═════ DATA FOR PROCESSING

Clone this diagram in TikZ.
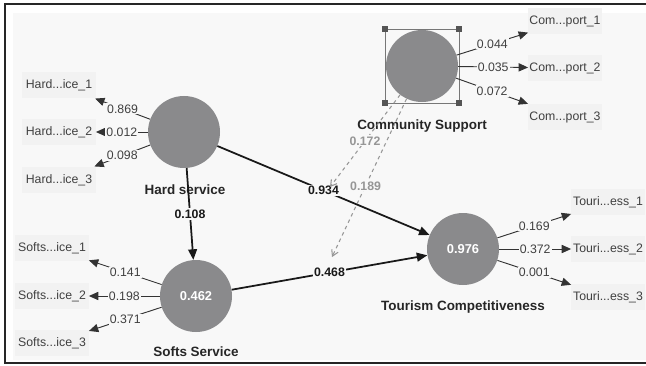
\documentclass[tikz,border=0pt]{standalone}
\usepackage{fontspec}
\setmainfont{Liberation Sans}
\usetikzlibrary{arrows.meta,positioning,calc}
\definecolor{plsbg}{RGB}{248,248,248}
\definecolor{plsbox}{RGB}{242,242,242}
\definecolor{plsgrey}{RGB}{138,138,140}
\definecolor{plsdash}{RGB}{150,150,150}
\definecolor{plssel}{RGB}{85,85,85}

\begin{document}
\begin{tikzpicture}[x=0.03cm, y=-0.03cm,
    latent/.style={circle, fill=plsgrey, minimum size=2.16cm, inner sep=0pt,
      text=white, font=\fontsize{11}{13}\selectfont\bfseries},
    lvname/.style={font=\fontsize{11.5}{13}\selectfont\bfseries, text=black!85},
    ind/.style={rectangle, fill=plsbox, minimum width=2.2cm, minimum height=0.8cm,
      inner sep=1pt, font=\fontsize{10.5}{12}\selectfont, text=black!75},
    load/.style={fill=plsbg, inner sep=1pt, font=\fontsize{10.5}{12}\selectfont, text=black!75},
    coef/.style={fill=plsbg, inner sep=1pt, font=\fontsize{10.5}{12}\selectfont\bfseries},
    modlbl/.style={fill=plsbg, inner sep=1pt, text=plsdash, font=\fontsize{10.5}{12}\selectfont\bfseries},
    arr/.style={-{Triangle[length=8pt,width=7pt]}, line width=0.8pt, black!80},
    patharr/.style={-{Triangle[length=9pt,width=7.5pt]}, line width=1.5pt, black!90},
    modarr/.style={-{Straight Barb[length=5pt,width=6pt]}, dashed, line width=0.9pt, plsdash},
    handle/.style={rectangle, fill=plssel, minimum size=0.2cm, inner sep=0pt}
  ]
    \useasboundingbox (0,0) rectangle (646,365);
    % Canvas
    \fill[white] (0,0) rectangle (646,365);
    \fill[plsbg] (13,13) rectangle (646,360);
    \draw[line width=1pt, black!85] (646,4) -- (5,4) -- (5,363) -- (646,363);
    % Latent variables
    \node[latent] (hs) at (184,132) {};
    \node[lvname] (hsn) at (185,190) {Hard service};
    \node[latent] (ss) at (196,296) {0.462};
    \node[lvname] (ssn) at (196,352) {Softs Service};
    \node[latent] (cs) at (422,66) {};
    \node[lvname] (csn) at (422,126) {Community Support};
    \node[latent] (tc) at (463,249) {0.976};
    \node[lvname] (tcn) at (463,307) {Tourism Competitiveness};
    % Selection frame
    \draw[plssel!80, line width=0.8pt] ($(cs)+(-37,-37)$) rectangle ($(cs)+(37,37)$);
    \foreach \dx/\dy [count=\i] in {-37/-37,37/-37,37/37,-37/37}
      \node[handle] (h\i) at ($(cs)+(\dx,\dy)$) {};
    % Indicators
    \node[ind] (hi1) at (59,85) {Hard...ice\_1};
    \node[ind] (hi2) at (59,132) {Hard...ice\_2};
    \node[ind] (hi3) at (59,180) {Hard...ice\_3};
    \node[ind] (si1) at (52,248) {Softs...ice\_1};
    \node[ind] (si2) at (52,296) {Softs...ice\_2};
    \node[ind] (si3) at (52,343) {Softs...ice\_3};
    \node[ind] (ci1) at (565,21) {Com...port\_1};
    \node[ind] (ci2) at (565,68) {Com...port\_2};
    \node[ind] (ci3) at (565,117) {Com...port\_3};
    \node[ind] (ti1) at (608,202) {Touri...ess\_1};
    \node[ind] (ti2) at (608,249) {Touri...ess\_2};
    \node[ind] (ti3) at (608,297) {Touri...ess\_3};
    % Outer loadings
    \draw[arr] (hs) -- node[load] (lh1) {0.869} (hi1);
    \draw[arr] (hs) -- node[load] (lh2) {0.012} (hi2);
    \draw[arr] (hs) -- node[load] (lh3) {0.098} (hi3);
    \draw[arr] (ss) -- node[load] (ls1) {0.141} (si1);
    \draw[arr] (ss) -- node[load] (ls2) {0.198} (si2);
    \draw[arr] (ss) -- node[load] (ls3) {0.371} (si3);
    \draw[arr] (cs) -- node[load] (lc1) {0.044} (ci1);
    \draw[arr] (cs) -- node[load] (lc2) {0.035} (ci2);
    \draw[arr] (cs) -- node[load] (lc3) {0.072} (ci3);
    \draw[arr] (tc) -- node[load] (lt1) {0.169} (ti1);
    \draw[arr] (tc) -- node[load] (lt2) {0.372} (ti2);
    \draw[arr] (tc) -- node[load] (lt3) {0.001} (ti3);
    % Inner paths
    \draw[patharr] (hs) -- node[coef] (p1) {0.934} (tc);
    \draw[patharr] (hs) -- node[coef] (p2) {0.108} (ss);
    \draw[patharr] (ss) -- node[coef] (p3) {0.468} (tc);
    % Moderating effects (dashed)
    \coordinate (m1) at (330,187);
    \coordinate (m2) at (332,257);
    \draw[modarr] (cs) -- node[modlbl, pos=0.5] (e1) {0.172} (m1);
    \draw[modarr] (cs) -- node[modlbl, pos=0.55] (e2) {0.189} (m2);
  \end{tikzpicture}
\end{document}
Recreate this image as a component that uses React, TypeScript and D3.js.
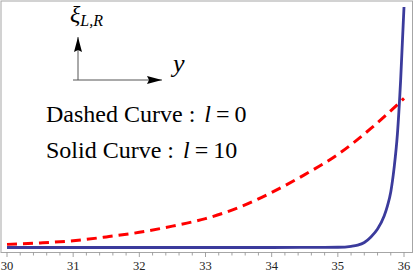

══════════

THE EXERCISE:
Quote every line of the records above exactly; no picture is to be copied.

ANSWER FOR THIS EXERCISE:
Clone this diagram in TikZ.
\documentclass[tikz,border=0pt]{standalone}
\usepackage{fontspec}
\setmainfont{Liberation Sans}
\usetikzlibrary{arrows.meta,positioning,calc}
\definecolor{plsbg}{RGB}{248,248,248}
\definecolor{plsbox}{RGB}{242,242,242}
\definecolor{plsgrey}{RGB}{138,138,140}
\definecolor{plsdash}{RGB}{150,150,150}
\definecolor{plssel}{RGB}{85,85,85}

\begin{document}
\begin{tikzpicture}[x=0.03cm, y=-0.03cm,
    latent/.style={circle, fill=plsgrey, minimum size=2.16cm, inner sep=0pt,
      text=white, font=\fontsize{11}{13}\selectfont\bfseries},
    lvname/.style={font=\fontsize{11.5}{13}\selectfont\bfseries, text=black!85},
    ind/.style={rectangle, fill=plsbox, minimum width=2.2cm, minimum height=0.8cm,
      inner sep=1pt, font=\fontsize{10.5}{12}\selectfont, text=black!75},
    load/.style={fill=plsbg, inner sep=1pt, font=\fontsize{10.5}{12}\selectfont, text=black!75},
    coef/.style={fill=plsbg, inner sep=1pt, font=\fontsize{10.5}{12}\selectfont\bfseries},
    modlbl/.style={fill=plsbg, inner sep=1pt, text=plsdash, font=\fontsize{10.5}{12}\selectfont\bfseries},
    arr/.style={-{Triangle[length=8pt,width=7pt]}, line width=0.8pt, black!80},
    patharr/.style={-{Triangle[length=9pt,width=7.5pt]}, line width=1.5pt, black!90},
    modarr/.style={-{Straight Barb[length=5pt,width=6pt]}, dashed, line width=0.9pt, plsdash},
    handle/.style={rectangle, fill=plssel, minimum size=0.2cm, inner sep=0pt}
  ]
    \useasboundingbox (0,0) rectangle (646,365);
    % Canvas
    \fill[white] (0,0) rectangle (646,365);
    \fill[plsbg] (13,13) rectangle (646,360);
    \draw[line width=1pt, black!85] (646,4) -- (5,4) -- (5,363) -- (646,363);
    % Latent variables
    \node[latent] (hs) at (184,132) {};
    \node[lvname] (hsn) at (185,190) {Hard service};
    \node[latent] (ss) at (196,296) {0.462};
    \node[lvname] (ssn) at (196,352) {Softs Service};
    \node[latent] (cs) at (422,66) {};
    \node[lvname] (csn) at (422,126) {Community Support};
    \node[latent] (tc) at (463,249) {0.976};
    \node[lvname] (tcn) at (463,307) {Tourism Competitiveness};
    % Selection frame
    \draw[plssel!80, line width=0.8pt] ($(cs)+(-37,-37)$) rectangle ($(cs)+(37,37)$);
    \foreach \dx/\dy [count=\i] in {-37/-37,37/-37,37/37,-37/37}
      \node[handle] (h\i) at ($(cs)+(\dx,\dy)$) {};
    % Indicators
    \node[ind] (hi1) at (59,85) {Hard...ice\_1};
    \node[ind] (hi2) at (59,132) {Hard...ice\_2};
    \node[ind] (hi3) at (59,180) {Hard...ice\_3};
    \node[ind] (si1) at (52,248) {Softs...ice\_1};
    \node[ind] (si2) at (52,296) {Softs...ice\_2};
    \node[ind] (si3) at (52,343) {Softs...ice\_3};
    \node[ind] (ci1) at (565,21) {Com...port\_1};
    \node[ind] (ci2) at (565,68) {Com...port\_2};
    \node[ind] (ci3) at (565,117) {Com...port\_3};
    \node[ind] (ti1) at (608,202) {Touri...ess\_1};
    \node[ind] (ti2) at (608,249) {Touri...ess\_2};
    \node[ind] (ti3) at (608,297) {Touri...ess\_3};
    % Outer loadings
    \draw[arr] (hs) -- node[load] (lh1) {0.869} (hi1);
    \draw[arr] (hs) -- node[load] (lh2) {0.012} (hi2);
    \draw[arr] (hs) -- node[load] (lh3) {0.098} (hi3);
    \draw[arr] (ss) -- node[load] (ls1) {0.141} (si1);
    \draw[arr] (ss) -- node[load] (ls2) {0.198} (si2);
    \draw[arr] (ss) -- node[load] (ls3) {0.371} (si3);
    \draw[arr] (cs) -- node[load] (lc1) {0.044} (ci1);
    \draw[arr] (cs) -- node[load] (lc2) {0.035} (ci2);
    \draw[arr] (cs) -- node[load] (lc3) {0.072} (ci3);
    \draw[arr] (tc) -- node[load] (lt1) {0.169} (ti1);
    \draw[arr] (tc) -- node[load] (lt2) {0.372} (ti2);
    \draw[arr] (tc) -- node[load] (lt3) {0.001} (ti3);
    % Inner paths
    \draw[patharr] (hs) -- node[coef] (p1) {0.934} (tc);
    \draw[patharr] (hs) -- node[coef] (p2) {0.108} (ss);
    \draw[patharr] (ss) -- node[coef] (p3) {0.468} (tc);
    % Moderating effects (dashed)
    \coordinate (m1) at (330,187);
    \coordinate (m2) at (332,257);
    \draw[modarr] (cs) -- node[modlbl, pos=0.5] (e1) {0.172} (m1);
    \draw[modarr] (cs) -- node[modlbl, pos=0.55] (e2) {0.189} (m2);
  \end{tikzpicture}
\end{document}
Recreate this image as a component that uses React, TypeScript and D3.js.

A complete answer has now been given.